» **GOAL**: Take the material below and extract the lines from the one with "Recreate this image" through the one with "W, H = 1138, 533", word for word, without pictures.

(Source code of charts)
>> Start

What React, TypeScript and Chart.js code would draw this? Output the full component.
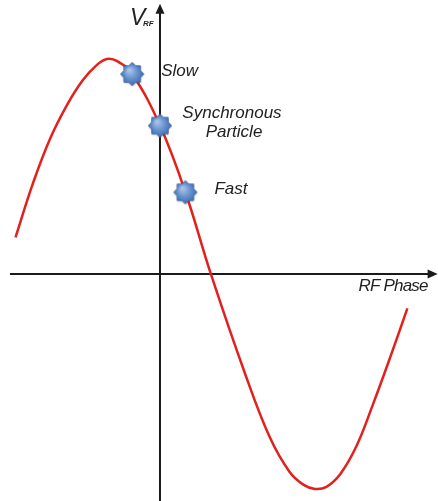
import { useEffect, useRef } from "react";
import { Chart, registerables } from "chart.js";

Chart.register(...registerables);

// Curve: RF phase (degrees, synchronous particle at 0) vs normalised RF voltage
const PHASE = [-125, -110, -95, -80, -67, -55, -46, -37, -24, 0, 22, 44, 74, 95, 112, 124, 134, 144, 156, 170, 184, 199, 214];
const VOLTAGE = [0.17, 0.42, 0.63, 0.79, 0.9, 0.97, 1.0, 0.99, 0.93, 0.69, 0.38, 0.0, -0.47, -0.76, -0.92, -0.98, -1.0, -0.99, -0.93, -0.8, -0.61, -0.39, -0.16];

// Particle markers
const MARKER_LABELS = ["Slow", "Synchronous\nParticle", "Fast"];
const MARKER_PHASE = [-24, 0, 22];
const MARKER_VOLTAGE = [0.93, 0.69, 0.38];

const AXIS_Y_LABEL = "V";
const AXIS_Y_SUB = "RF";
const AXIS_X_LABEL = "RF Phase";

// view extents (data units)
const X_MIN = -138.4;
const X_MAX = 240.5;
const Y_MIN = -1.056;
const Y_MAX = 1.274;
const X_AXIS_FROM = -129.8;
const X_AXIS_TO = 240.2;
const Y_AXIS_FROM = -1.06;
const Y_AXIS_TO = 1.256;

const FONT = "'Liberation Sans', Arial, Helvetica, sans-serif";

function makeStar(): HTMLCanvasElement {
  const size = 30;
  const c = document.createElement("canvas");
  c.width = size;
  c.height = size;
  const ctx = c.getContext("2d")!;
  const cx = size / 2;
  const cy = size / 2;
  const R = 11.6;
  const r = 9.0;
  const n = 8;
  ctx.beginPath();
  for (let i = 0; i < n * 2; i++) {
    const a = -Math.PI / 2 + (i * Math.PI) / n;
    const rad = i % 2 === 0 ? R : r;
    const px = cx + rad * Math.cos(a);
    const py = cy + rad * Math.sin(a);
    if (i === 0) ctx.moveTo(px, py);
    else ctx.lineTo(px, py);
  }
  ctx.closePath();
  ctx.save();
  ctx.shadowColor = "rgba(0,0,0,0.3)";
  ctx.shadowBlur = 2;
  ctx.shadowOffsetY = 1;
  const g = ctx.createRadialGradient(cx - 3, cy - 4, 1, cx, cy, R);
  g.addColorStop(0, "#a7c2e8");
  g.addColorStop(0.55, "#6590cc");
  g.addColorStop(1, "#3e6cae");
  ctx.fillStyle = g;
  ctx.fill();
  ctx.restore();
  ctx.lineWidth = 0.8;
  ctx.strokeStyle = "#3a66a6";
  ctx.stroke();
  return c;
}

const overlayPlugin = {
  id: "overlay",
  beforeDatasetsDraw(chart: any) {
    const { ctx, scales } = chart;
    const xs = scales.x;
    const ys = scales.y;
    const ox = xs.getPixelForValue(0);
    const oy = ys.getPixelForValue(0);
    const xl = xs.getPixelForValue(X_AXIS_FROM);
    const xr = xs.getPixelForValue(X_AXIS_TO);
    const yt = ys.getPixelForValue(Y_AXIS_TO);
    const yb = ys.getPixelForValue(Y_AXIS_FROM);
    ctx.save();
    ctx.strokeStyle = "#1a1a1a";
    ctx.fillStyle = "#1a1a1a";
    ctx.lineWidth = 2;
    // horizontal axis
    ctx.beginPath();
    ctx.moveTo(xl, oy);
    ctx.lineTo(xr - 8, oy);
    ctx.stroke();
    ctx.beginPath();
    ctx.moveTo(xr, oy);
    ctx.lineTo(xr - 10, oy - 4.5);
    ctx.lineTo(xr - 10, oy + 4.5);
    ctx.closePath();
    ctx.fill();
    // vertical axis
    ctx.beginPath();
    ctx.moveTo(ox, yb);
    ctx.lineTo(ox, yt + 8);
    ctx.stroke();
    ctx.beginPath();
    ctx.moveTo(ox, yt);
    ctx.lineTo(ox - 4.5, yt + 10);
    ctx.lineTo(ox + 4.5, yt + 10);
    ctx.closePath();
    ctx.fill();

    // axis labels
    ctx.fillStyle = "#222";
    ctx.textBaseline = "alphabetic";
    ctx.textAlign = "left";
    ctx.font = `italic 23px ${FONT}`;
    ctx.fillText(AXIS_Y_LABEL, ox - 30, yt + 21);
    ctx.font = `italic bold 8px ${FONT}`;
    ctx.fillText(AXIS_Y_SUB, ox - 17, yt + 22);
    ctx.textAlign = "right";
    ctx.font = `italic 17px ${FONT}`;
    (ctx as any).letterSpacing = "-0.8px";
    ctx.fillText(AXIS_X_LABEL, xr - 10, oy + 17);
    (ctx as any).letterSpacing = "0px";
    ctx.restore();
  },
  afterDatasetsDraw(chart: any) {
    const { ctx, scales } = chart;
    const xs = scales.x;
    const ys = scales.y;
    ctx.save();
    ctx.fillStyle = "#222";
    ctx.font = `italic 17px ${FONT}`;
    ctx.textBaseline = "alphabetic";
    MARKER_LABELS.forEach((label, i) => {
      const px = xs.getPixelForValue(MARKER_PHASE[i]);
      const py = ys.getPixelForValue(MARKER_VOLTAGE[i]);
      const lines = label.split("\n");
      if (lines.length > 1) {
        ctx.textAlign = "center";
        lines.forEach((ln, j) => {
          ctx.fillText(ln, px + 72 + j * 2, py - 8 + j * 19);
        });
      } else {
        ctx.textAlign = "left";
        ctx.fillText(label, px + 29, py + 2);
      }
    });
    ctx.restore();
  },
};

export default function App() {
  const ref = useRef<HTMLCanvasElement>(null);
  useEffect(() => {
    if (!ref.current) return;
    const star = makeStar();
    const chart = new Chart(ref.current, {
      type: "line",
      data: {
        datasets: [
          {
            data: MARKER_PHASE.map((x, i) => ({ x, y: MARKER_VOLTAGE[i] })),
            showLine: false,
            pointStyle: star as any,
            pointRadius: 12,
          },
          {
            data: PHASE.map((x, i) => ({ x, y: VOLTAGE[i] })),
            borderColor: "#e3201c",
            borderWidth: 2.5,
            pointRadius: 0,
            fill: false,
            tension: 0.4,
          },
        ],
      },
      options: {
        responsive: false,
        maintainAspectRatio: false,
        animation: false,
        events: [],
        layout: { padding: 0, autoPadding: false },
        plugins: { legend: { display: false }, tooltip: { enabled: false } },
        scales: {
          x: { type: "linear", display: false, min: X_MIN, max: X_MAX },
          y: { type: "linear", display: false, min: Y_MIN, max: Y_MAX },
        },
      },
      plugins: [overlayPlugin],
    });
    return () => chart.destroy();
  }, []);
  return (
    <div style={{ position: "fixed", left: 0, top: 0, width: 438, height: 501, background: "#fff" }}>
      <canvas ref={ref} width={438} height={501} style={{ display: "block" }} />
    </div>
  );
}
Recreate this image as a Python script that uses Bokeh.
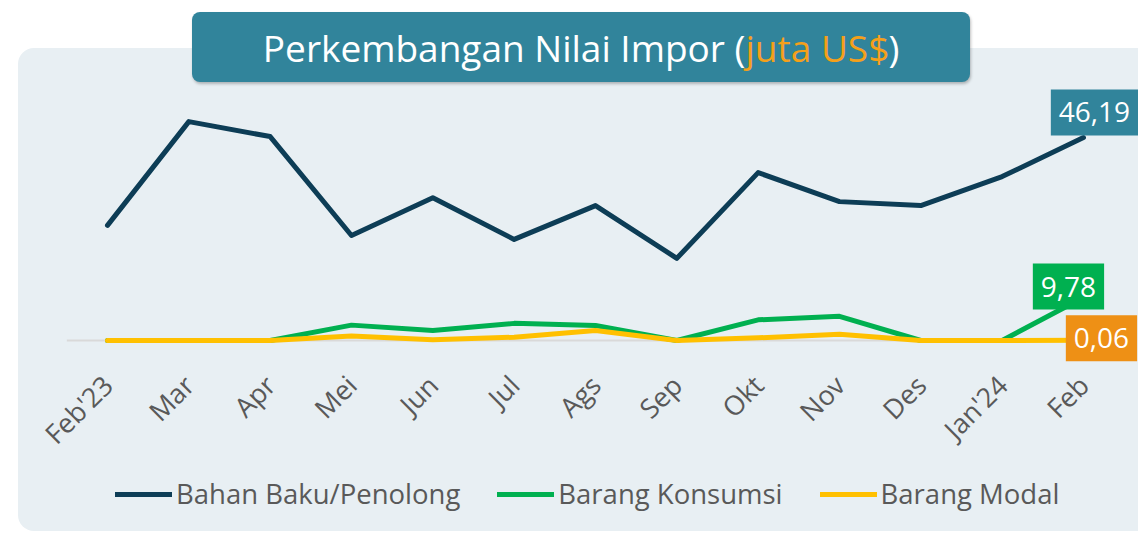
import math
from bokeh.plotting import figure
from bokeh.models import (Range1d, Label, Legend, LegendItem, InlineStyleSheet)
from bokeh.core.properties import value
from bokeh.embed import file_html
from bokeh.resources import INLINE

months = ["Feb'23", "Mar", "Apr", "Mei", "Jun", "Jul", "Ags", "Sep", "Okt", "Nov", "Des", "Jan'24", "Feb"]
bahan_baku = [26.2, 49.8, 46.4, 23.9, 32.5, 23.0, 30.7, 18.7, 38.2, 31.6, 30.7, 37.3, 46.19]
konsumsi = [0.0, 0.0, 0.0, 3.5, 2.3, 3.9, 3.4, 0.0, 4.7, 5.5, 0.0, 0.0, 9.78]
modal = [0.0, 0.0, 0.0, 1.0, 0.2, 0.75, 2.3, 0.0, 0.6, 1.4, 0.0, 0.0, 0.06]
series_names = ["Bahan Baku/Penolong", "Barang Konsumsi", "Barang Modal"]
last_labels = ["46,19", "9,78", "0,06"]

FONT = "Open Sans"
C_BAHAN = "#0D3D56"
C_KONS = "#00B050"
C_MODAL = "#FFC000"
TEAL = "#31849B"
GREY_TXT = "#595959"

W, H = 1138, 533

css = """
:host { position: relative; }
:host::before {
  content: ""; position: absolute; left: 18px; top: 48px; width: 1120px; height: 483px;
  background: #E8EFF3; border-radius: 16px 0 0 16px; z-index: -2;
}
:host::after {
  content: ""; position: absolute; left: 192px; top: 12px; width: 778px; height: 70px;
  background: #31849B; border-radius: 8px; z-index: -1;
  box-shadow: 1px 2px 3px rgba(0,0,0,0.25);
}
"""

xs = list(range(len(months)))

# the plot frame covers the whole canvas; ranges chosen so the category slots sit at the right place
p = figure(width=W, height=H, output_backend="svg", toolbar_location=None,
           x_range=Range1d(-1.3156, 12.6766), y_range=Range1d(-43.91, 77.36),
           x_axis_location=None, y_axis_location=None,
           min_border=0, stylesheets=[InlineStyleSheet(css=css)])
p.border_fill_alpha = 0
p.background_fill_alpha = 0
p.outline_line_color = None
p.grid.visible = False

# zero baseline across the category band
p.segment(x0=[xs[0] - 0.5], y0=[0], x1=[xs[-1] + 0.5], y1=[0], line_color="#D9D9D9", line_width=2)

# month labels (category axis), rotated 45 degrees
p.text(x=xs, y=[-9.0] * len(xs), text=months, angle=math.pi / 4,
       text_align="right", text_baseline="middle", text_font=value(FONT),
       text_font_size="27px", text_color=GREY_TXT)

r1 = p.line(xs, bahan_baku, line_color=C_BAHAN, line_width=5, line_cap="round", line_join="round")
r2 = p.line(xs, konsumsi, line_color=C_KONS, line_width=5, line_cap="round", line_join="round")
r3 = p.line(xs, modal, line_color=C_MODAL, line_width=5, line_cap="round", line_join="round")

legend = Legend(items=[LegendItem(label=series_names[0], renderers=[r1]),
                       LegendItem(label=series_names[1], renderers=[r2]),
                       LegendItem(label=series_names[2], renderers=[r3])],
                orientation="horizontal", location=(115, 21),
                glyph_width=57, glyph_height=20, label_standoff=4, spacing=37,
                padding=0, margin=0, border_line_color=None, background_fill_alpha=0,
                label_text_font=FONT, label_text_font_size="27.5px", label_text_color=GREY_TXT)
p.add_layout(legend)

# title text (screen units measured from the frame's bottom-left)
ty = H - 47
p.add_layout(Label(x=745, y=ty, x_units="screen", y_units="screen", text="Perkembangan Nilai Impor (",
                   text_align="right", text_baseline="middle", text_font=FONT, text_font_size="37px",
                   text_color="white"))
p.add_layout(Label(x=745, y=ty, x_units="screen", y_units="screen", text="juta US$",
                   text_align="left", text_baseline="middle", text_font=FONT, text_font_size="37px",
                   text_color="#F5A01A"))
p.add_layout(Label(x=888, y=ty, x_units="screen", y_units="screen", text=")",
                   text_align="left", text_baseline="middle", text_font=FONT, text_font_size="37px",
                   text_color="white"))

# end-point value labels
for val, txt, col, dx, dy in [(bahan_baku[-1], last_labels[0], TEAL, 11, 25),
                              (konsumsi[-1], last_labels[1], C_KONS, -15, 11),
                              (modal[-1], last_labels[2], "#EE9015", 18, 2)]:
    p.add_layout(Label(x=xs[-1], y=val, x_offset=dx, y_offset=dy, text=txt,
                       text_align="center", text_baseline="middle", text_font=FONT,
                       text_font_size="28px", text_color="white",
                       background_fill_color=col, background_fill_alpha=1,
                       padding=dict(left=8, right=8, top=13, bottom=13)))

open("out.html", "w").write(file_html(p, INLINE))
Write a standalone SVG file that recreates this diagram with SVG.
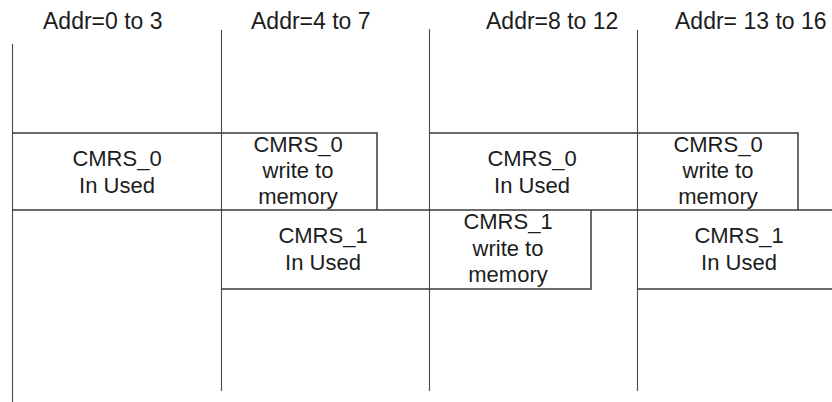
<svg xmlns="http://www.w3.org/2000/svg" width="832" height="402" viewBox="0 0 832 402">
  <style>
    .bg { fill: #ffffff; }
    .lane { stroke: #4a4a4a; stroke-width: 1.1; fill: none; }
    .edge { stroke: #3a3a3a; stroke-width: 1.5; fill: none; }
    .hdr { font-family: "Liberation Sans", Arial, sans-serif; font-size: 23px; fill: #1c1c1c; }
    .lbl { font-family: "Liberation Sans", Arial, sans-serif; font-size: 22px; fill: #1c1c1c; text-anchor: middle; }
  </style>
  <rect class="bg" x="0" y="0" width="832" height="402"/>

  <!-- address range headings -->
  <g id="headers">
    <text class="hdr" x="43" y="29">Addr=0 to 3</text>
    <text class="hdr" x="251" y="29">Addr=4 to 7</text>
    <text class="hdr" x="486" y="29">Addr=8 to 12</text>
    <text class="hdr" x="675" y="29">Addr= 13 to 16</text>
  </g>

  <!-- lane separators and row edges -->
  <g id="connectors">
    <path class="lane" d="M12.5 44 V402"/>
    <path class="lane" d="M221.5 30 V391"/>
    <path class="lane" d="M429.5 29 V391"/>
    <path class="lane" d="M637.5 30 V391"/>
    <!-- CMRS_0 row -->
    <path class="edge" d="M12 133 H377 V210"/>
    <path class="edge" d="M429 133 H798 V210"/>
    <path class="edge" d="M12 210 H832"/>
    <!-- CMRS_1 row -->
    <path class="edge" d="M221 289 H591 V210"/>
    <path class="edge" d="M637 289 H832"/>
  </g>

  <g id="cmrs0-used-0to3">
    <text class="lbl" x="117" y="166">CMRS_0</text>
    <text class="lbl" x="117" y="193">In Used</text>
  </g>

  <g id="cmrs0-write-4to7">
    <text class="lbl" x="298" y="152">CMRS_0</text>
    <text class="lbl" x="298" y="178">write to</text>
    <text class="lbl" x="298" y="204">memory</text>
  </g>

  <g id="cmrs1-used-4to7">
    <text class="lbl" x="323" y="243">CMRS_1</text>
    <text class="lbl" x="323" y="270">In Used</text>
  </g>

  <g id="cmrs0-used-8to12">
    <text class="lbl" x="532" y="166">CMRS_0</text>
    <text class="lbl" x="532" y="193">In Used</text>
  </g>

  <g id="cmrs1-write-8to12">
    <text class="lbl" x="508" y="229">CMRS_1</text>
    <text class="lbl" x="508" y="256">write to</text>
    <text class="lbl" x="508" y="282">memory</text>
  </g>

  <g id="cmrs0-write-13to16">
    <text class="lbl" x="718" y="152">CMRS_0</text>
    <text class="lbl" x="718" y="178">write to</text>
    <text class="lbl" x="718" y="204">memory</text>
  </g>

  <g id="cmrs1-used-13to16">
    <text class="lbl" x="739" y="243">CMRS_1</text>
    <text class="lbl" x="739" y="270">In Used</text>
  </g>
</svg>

>> End

» **FINAL RESULT**:
Recreate this image as a Python script that uses Bokeh.
import math
from bokeh.plotting import figure
from bokeh.models import (Range1d, Label, Legend, LegendItem, InlineStyleSheet)
from bokeh.core.properties import value
from bokeh.embed import file_html
from bokeh.resources import INLINE

months = ["Feb'23", "Mar", "Apr", "Mei", "Jun", "Jul", "Ags", "Sep", "Okt", "Nov", "Des", "Jan'24", "Feb"]
bahan_baku = [26.2, 49.8, 46.4, 23.9, 32.5, 23.0, 30.7, 18.7, 38.2, 31.6, 30.7, 37.3, 46.19]
konsumsi = [0.0, 0.0, 0.0, 3.5, 2.3, 3.9, 3.4, 0.0, 4.7, 5.5, 0.0, 0.0, 9.78]
modal = [0.0, 0.0, 0.0, 1.0, 0.2, 0.75, 2.3, 0.0, 0.6, 1.4, 0.0, 0.0, 0.06]
series_names = ["Bahan Baku/Penolong", "Barang Konsumsi", "Barang Modal"]
last_labels = ["46,19", "9,78", "0,06"]

FONT = "Open Sans"
C_BAHAN = "#0D3D56"
C_KONS = "#00B050"
C_MODAL = "#FFC000"
TEAL = "#31849B"
GREY_TXT = "#595959"

W, H = 1138, 533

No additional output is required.